She makes the same claim in her book, Reality is Broken: Why Games Make Us Better and How They Can Change the World. There, she gives a reference:
Rawlison, George trans., with Henry Rawlison and J. G Wilkinson. The History of Herodotus: A New English Version (New York: D. Appleton, 1861), 182 http://www.archive.org/stream/historyofherodot01herouoft#page/180/mode/2up
It can be confirmed by following the link provided that, assuming this is not a fake that somehow got into archive.org, the person writing under the name Herodotus indicated that the Lydians believed themselves to be the true creators of all games they share with the Greeks:
The Lydians have very nearly the same customs as the Greeks, with the exception that these last do not bring up their girls in the same way. So far as we have any knowledge, they were the first nation to introduce the use of gold and silver coin, and the first who sold goods by retail. They claim also the invention of all the games which are common to them with the Greeks. These they declare that they invented about the time when they colonised Tyrrhenia, an event of which they gave the following account.

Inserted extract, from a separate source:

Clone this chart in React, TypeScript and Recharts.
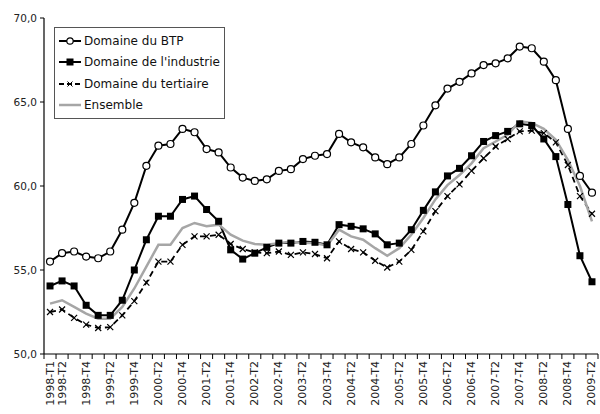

In the days of Atys the son of Manes, there was great scarcity through the whole land of Lydia. For some time the Lydians bore the affliction patiently, but finding that it did not pass away, they set to work to devise remedies for the evil. Various expedients were discovered by various persons ; dice, and huckle-bones, and ball, and all such games were invented, except tables, the invention of which they do not claim as theirs. The plan adopted against the famine was to engage in games one day so entirely as not to feel any craving for food, and the next day to eat and abstain from games. In this way they passed eighteen years.
(pages 181-183, heading 94).
So IF Herodotus is accurate in his account, and IF the Lydians are accurate in their telling of the story, then they invented dice, ball, and bone games, though not all games. The general shape of the story matches her account, but it's been embellished somewhat to make a point.
However, in the footnotes of the translation McGonical cited, the following note can be found:
The ball was a very old game, and it was doubtless invented in Egypt, as Plato says. It is mentioned by Homer (Od. viii. 372), and it was known in Egypt long before his time, in the twelfth dynasty, or about 2000 B.C, as were the [...] counters, used in a game resembling our draughts, with two sets of men, or "dogs", of different colours.
Therefore, while it is true that Herodotus said this, it is doubtful that he was correct. Logically, it follows that if they didn't even invent ball and dice games, they did not invent all games.